Friday October 5th, 2018

Many people diagnosed with type two diabetes after the age of 30 have undiagnosed type 1 disease, delaying appropriate treatment, a European conference has heard.

Researchers at the University of Exeter, UK, analysed 583 people who had insulin-treated diabetes that had been diagnosed after the age of 30.

They compared the characteristics of the disease with other participants who still produced some insulin, as well as with 220 individuals with severe insulin deficiency that was diagnosed before the age of 30.

Dr Nick Thomas and colleagues found that 21% of those with insulin-treated diabetes who were diagnosed after the age of 30 had type 1 diabetes (T1D).

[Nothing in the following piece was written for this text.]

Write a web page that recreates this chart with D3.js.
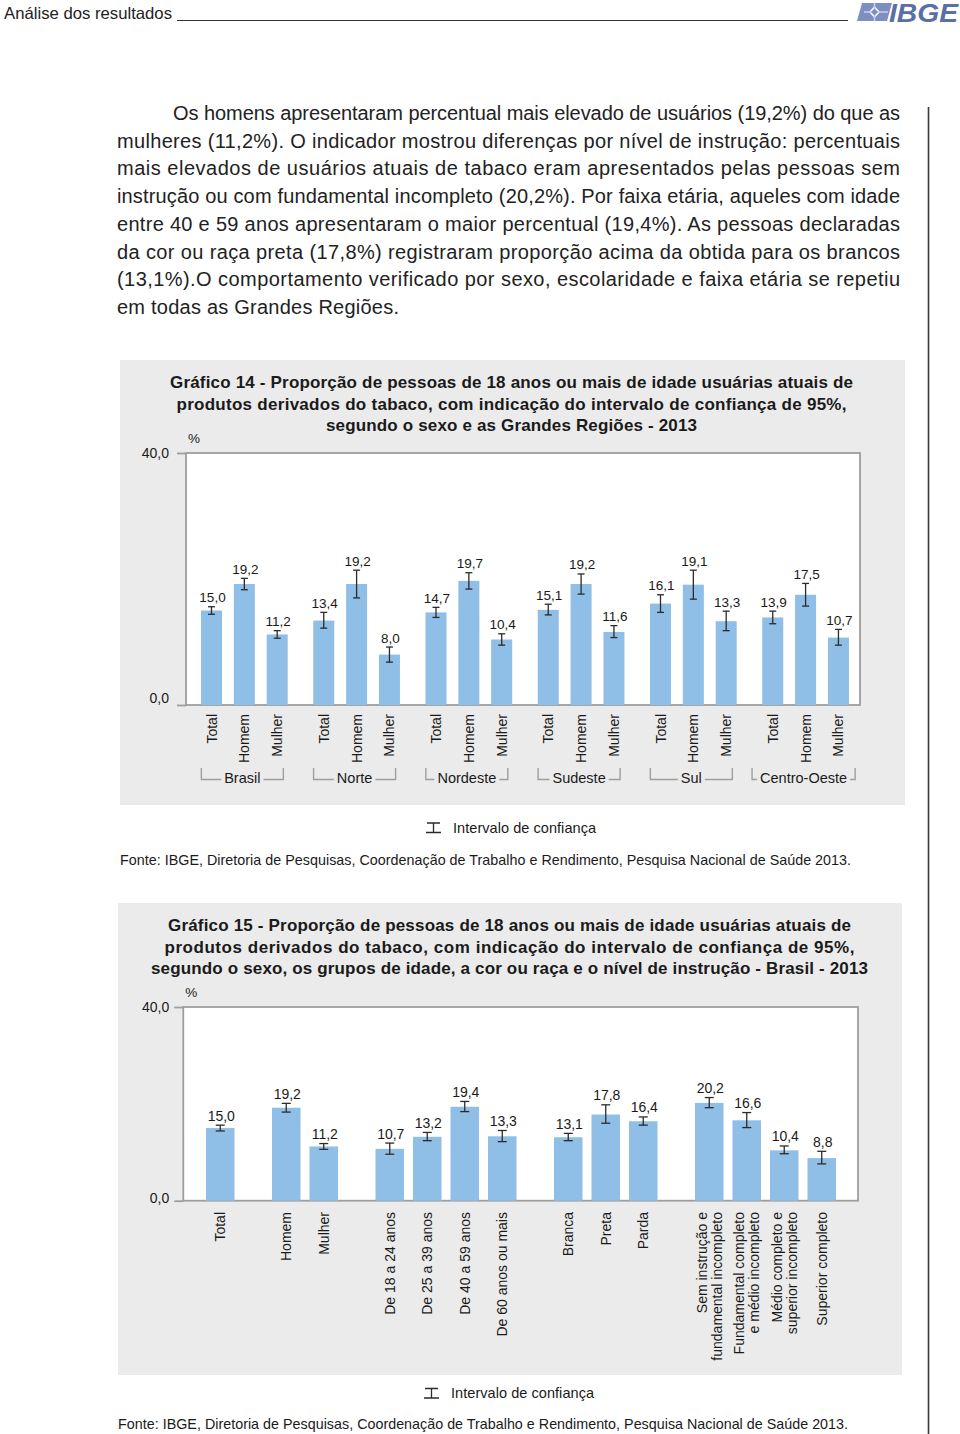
<!DOCTYPE html>
<html><head><meta charset="utf-8">
<script src="https://cdn.jsdelivr.net/npm/d3@7"></script>
<style>
html,body{margin:0;padding:0;background:#fff;}
svg{display:block;font-family:"Liberation Sans",Arial,sans-serif;}
</style></head>
<body>
<svg id="page" width="960" height="1434"></svg>
<script>
// ---------- DATA ----------
const bodyLines = [
  "Os homens apresentaram percentual mais elevado de usuários (19,2%) do que as",
  "mulheres (11,2%). O indicador mostrou diferenças por nível de instrução: percentuais",
  "mais elevados de usuários atuais de tabaco eram apresentados pelas pessoas sem",
  "instrução ou com fundamental incompleto (20,2%). Por faixa etária, aqueles com idade",
  "entre 40 e 59 anos apresentaram o maior percentual (19,4%). As pessoas declaradas",
  "da cor ou raça preta (17,8%) registraram proporção acima da obtida para os brancos",
  "(13,1%).O comportamento verificado por sexo, escolaridade e faixa etária se repetiu",
  "em todas as Grandes Regiões."
];
const title14 = [
  "Gráfico 14 - Proporção de pessoas de 18 anos ou mais de idade usuárias atuais de",
  "produtos derivados do tabaco, com indicação do intervalo de confiança de 95%,",
  "segundo o sexo e as Grandes Regiões - 2013"
];
const title15 = [
  "Gráfico 15 - Proporção de pessoas de 18 anos ou mais de idade usuárias atuais de",
  "produtos derivados do tabaco, com indicação do intervalo de confiança de 95%,",
  "segundo o sexo, os grupos de idade, a cor ou raça e o nível de instrução - Brasil - 2013"
];
const fonteText = "Fonte: IBGE, Diretoria de Pesquisas, Coordenação de Trabalho e Rendimento, Pesquisa Nacional de Saúde 2013.";
const legendText = "Intervalo de confiança";
const yTicks = [0, 40];

// Gráfico 14
const regions = ["Brasil", "Norte", "Nordeste", "Sudeste", "Sul", "Centro-Oeste"];
const sexes = ["Total", "Homem", "Mulher"];
const values14 = [15.0, 19.2, 11.2, 13.4, 19.2, 8.0, 14.7, 19.7, 10.4, 15.1, 19.2, 11.6, 16.1, 19.1, 13.3, 13.9, 17.5, 10.7];
const lower14  = [14.4, 18.3, 10.6, 12.2, 17.0, 6.8, 13.9, 18.4, 9.5, 14.3, 17.6, 10.7, 14.7, 16.8, 11.8, 12.9, 15.7, 9.5];
const upper14  = [15.6, 20.1, 11.8, 14.7, 21.4, 9.2, 15.5, 21.0, 11.3, 16.0, 20.8, 12.6, 17.5, 21.4, 14.9, 14.9, 19.3, 12.0];

// Gráfico 15
const categories15 = ["Total", "Homem", "Mulher",
  "De 18 a 24 anos", "De 25 a 39 anos", "De 40 a 59 anos", "De 60 anos ou mais",
  "Branca", "Preta", "Parda",
  "Sem instrução e|fundamental incompleto", "Fundamental completo|e médio incompleto",
  "Médio completo e|superior incompleto", "Superior completo"];
const groupOf15 = [0, 1, 1, 2, 2, 2, 2, 3, 3, 3, 4, 4, 4, 4];
const values15 = [15.0, 19.2, 11.2, 10.7, 13.2, 19.4, 13.3, 13.1, 17.8, 16.4, 20.2, 16.6, 10.4, 8.8];
const lower15  = [14.4, 18.3, 10.6, 9.6, 12.4, 18.4, 12.2, 12.4, 16.0, 15.6, 19.2, 15.1, 9.7, 7.6];
const upper15  = [15.6, 20.1, 11.8, 11.9, 14.1, 20.5, 14.5, 13.9, 19.8, 17.3, 21.3, 18.2, 11.3, 10.2];

// ---------- STYLE ----------
const BAR = "#8fbee6", PANEL = "#ebebeb", AXIS = "#9e9e9e", INK = "#1a1a1a", ERR = "#2b2b2b";
const fmt = v => d3.format(".1f")(v).replace(".", ",");

const svg = d3.select("#page");

// ---------- HEADER ----------
svg.append("text").attr("x", 4).attr("y", 19).attr("font-size", 16.5).attr("fill", "#222")
  .attr("textLength", 168).attr("lengthAdjust", "spacingAndGlyphs").text("Análise dos resultados");
svg.append("line").attr("x1", 177).attr("x2", 848).attr("y1", 20.5).attr("y2", 20.5)
  .attr("stroke", "#333").attr("stroke-width", 1);
// logo
const logo = svg.append("g");
logo.append("path").attr("d", "M862,3 L892,3 L887,21 L857,21 Z").attr("fill", "#7d8fc0");
logo.append("path").attr("d", "M874.5,6 L880,12 L874.5,18 L869,12 Z").attr("fill", "#ffffff");
logo.append("path").attr("d", "M864,12 L888,12 M874.5,3 L874.5,21").attr("stroke", "#c6cfe6").attr("stroke-width", 1.6);
logo.append("path").attr("d", "M874.5,8.5 L878,12 L874.5,15.5 L871,12 Z").attr("fill", "#7d8fc0");
logo.append("text").attr("x", 889).attr("y", 21.5).attr("font-size", 25).attr("font-weight", "bold")
  .attr("font-style", "italic").attr("fill", "#5a6ea8").attr("textLength", 69).attr("lengthAdjust", "spacingAndGlyphs").text("IBGE");

// right margin rule
svg.append("line").attr("x1", 928.5).attr("x2", 928.5).attr("y1", 107).attr("y2", 1434)
  .attr("stroke", "#3a3a3a").attr("stroke-width", 1.6);

// ---------- BODY TEXT ----------
bodyLines.forEach((t, i) => {
  const x0 = i === 0 ? 173 : 117;
  const last = i === bodyLines.length - 1;
  svg.append("text").attr("x", x0).attr("y", 120 + i * 27.7).attr("font-size", 20).attr("fill", "#222")
    .attr("textLength", last ? 282 : 900 - x0).attr("lengthAdjust", "spacing").text(t);
});

// ---------- helper: chart frame ----------
function frame(cfg) {
  const g = svg.append("g");
  g.append("rect").attr("x", cfg.panel[0]).attr("y", cfg.panel[1]).attr("width", cfg.panel[2]).attr("height", cfg.panel[3]).attr("fill", PANEL);
  cfg.title.forEach((t, i) => {
    g.append("text").attr("x", cfg.titleX).attr("y", cfg.titleY + i * 21.5).attr("text-anchor", "middle")
      .attr("font-size", 17).attr("font-weight", "bold").attr("fill", INK)
      .attr("textLength", cfg.titleW[i]).attr("lengthAdjust", "spacing").text(t);
  });
  // plot area
  g.append("rect").attr("x", cfg.x0).attr("y", cfg.y.range()[1]).attr("width", cfg.x1 - cfg.x0)
    .attr("height", cfg.y.range()[0] - cfg.y.range()[1]).attr("fill", "#fff")
    .attr("stroke", AXIS).attr("stroke-width", 1.8);
  // y axis
  const ax = g.append("g").attr("transform", `translate(${cfg.x0},0)`)
    .call(d3.axisLeft(cfg.y).tickValues(yTicks).tickFormat(fmt).tickSize(9).tickPadding(cfg.pad));
  ax.select(".domain").remove();
  ax.selectAll(".tick line").attr("stroke", AXIS).attr("stroke-width", 1.8);
  ax.selectAll(".tick text").attr("font-size", 14).attr("fill", INK).attr("font-family", "Liberation Sans, Arial, sans-serif")
    .attr("dy", d => d === 0 ? cfg.zeroDy : "0.35em");
  g.append("text").attr("x", cfg.x0 + 2).attr("y", cfg.y.range()[1] - 10).attr("font-size", 13.5).attr("fill", INK).text("%");
  return g;
}

function bars(g, data, x, y, bw, capW, labelSize) {
  const b = g.append("g");
  b.selectAll("rect.bar").data(data).join("rect").attr("class", "bar")
    .attr("x", d => x(d.pos)).attr("width", bw)
    .attr("y", d => y(d.v)).attr("height", d => y(0) - y(d.v)).attr("fill", BAR);
  const e = b.selectAll("g.err").data(data).join("g").attr("class", "err")
    .attr("transform", d => `translate(${x(d.pos) + bw / 2},0)`);
  e.append("line").attr("y1", d => y(d.lo)).attr("y2", d => y(d.hi)).attr("stroke", ERR).attr("stroke-width", 1.3);
  e.append("line").attr("x1", -capW / 2).attr("x2", capW / 2).attr("y1", d => y(d.lo)).attr("y2", d => y(d.lo)).attr("stroke", ERR).attr("stroke-width", 1.3);
  e.append("line").attr("x1", -capW / 2).attr("x2", capW / 2).attr("y1", d => y(d.hi)).attr("y2", d => y(d.hi)).attr("stroke", ERR).attr("stroke-width", 1.3);
  e.append("text").attr("y", d => y(d.hi) - 4.5).attr("x", 1).attr("text-anchor", "middle")
    .attr("font-size", labelSize).attr("fill", INK).text(d => fmt(d.v));
}

function legend(g, x, y) {
  g.append("path").attr("d", `M${x + 1},${y} H${x + 14} M${x + 7.5},${y} V${y + 9.5} M${x},${y + 9.5} H${x + 15}`)
    .attr("stroke", ERR).attr("stroke-width", 1.3).attr("fill", "none");
  g.append("text").attr("x", x + 27).attr("y", y + 9.5).attr("font-size", 14.5).attr("fill", INK)
    .attr("textLength", 143).attr("lengthAdjust", "spacing").text(legendText);
}

// ---------- GRÁFICO 14 ----------
const y14 = d3.scaleLinear().domain([0, 40]).range([705, 453]);
const g14 = frame({ panel: [120, 360, 785, 445], title: title14, titleX: 511.5, titleY: 388,
  titleW: [683, 670, 371], x0: 186, x1: 860, y: y14, pad: 8, zeroDy: "-0.2em" });
const gap14 = 0.417;
const x14 = d3.scaleLinear().domain([0, 1]).range([201, 233.85]);
const data14 = values14.map((v, k) => {
  const gi = Math.floor(k / 3), si = k % 3;
  return { v, lo: lower14[k], hi: upper14[k], g: gi, s: si, pos: k + gi * gap14 };
});
bars(g14, data14, x14, y14, 21, 7, 13.5);
// category labels
g14.selectAll("g.cat").data(data14).join("g").attr("class", "cat")
  .attr("transform", d => `translate(${x14(d.pos) + 10.5},714) rotate(-90)`)
  .append("text").attr("text-anchor", "end").attr("dy", "0.36em").attr("font-size", 14).attr("fill", INK)
  .text(d => sexes[d.s]);
// region brackets
regions.forEach((r, gi) => {
  const left = x14(gi * 3 + gi * gap14), right = x14(gi * 3 + 2 + gi * gap14) + 21;
  const cx = (left + right) / 2 - 2;
  const t = g14.append("text").attr("x", cx).attr("y", 783).attr("text-anchor", "middle").attr("font-size", 14.5).attr("fill", INK).text(r);
  const w = t.node().getComputedTextLength();
  const half = Math.max(41, w / 2 + 8);
  const L = cx - half, R = cx + half;
  g14.append("path").attr("d", `M${L},768 V779.5 H${cx - w / 2 - 3} M${cx + w / 2 + 3},779.5 H${R} V768`)
    .attr("stroke", AXIS).attr("stroke-width", 1.4).attr("fill", "none");
});
legend(svg, 426, 823);
svg.append("text").attr("x", 120).attr("y", 865).attr("font-size", 14.3).attr("fill", INK)
  .attr("textLength", 731).attr("lengthAdjust", "spacing").text(fonteText);

// ---------- GRÁFICO 15 ----------
const y15 = d3.scaleLinear().domain([0, 40]).range([1200.7, 1007]);
const g15 = frame({ panel: [118, 903, 784, 472], title: title15, titleX: 509.5, titleY: 931,
  titleW: [683, 690, 717], x0: 183.3, x1: 858, y: y15, pad: 5, zeroDy: "0.1em" });
const gap15 = 0.76;
const x15 = d3.scaleLinear().domain([0, 1]).range([206, 243.5]);
const data15 = values15.map((v, k) => ({ v, lo: lower15[k], hi: upper15[k], pos: k + groupOf15[k] * gap15, label: categories15[k] }));
bars(g15, data15, x15, y15, 28.5, 9, 14);
const cat15 = g15.selectAll("g.cat").data(data15).join("g").attr("class", "cat")
  .attr("transform", d => `translate(${x15(d.pos) + 14.25},1212) rotate(-90)`);
cat15.each(function (d) {
  const lines = d.label.split("|");
  const n = lines.length;
  lines.forEach((ln, j) => {
    d3.select(this).append("text").attr("text-anchor", "end").attr("font-size", 14).attr("fill", INK)
      .attr("y", (j - (n - 1) / 2) * 15).attr("dy", "0.36em").text(ln);
  });
});
legend(svg, 424, 1388.5);
svg.append("text").attr("x", 118).attr("y", 1429).attr("font-size", 14.3).attr("fill", INK)
  .attr("textLength", 730).attr("lengthAdjust", "spacing").text(fonteText);
</script>
</body></html>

Out of this group, 39% did not receive insulin when they were initially diagnosed, with 46% of those individuals self-reporting that they had type 2 (T2D).

The team also found that a rapid progression to insulin dependence was highly predictive of late-onset T1D with 84% of those with the disease requiring insulin within just one year.

Of those who became insulin dependent within three years, 44% developed a severe deficiency of their body's own insulin and their clinical, biochemical, and genetic characteristics were comparable to those who had been diagnosed before the age of 30.

Dr Thomas said: “Type 1 diabetes leading to severe insulin deficiency has similar clinical and biological characteristics to that occurring at younger ages but is frequently not identified.

"Clinicians should be aware that the majority of patients needing insulin within three years of diagnosis will have Type 1 diabetes, even if they were initially thought to have type 2 diabetes and did not need insulin at diagnosis. Getting the right diagnosis is important for these patients to receive the right education and treatment."

The research was presented at this year's annual meeting of the European Association for the Study of Diabetes (EASD) in Berlin.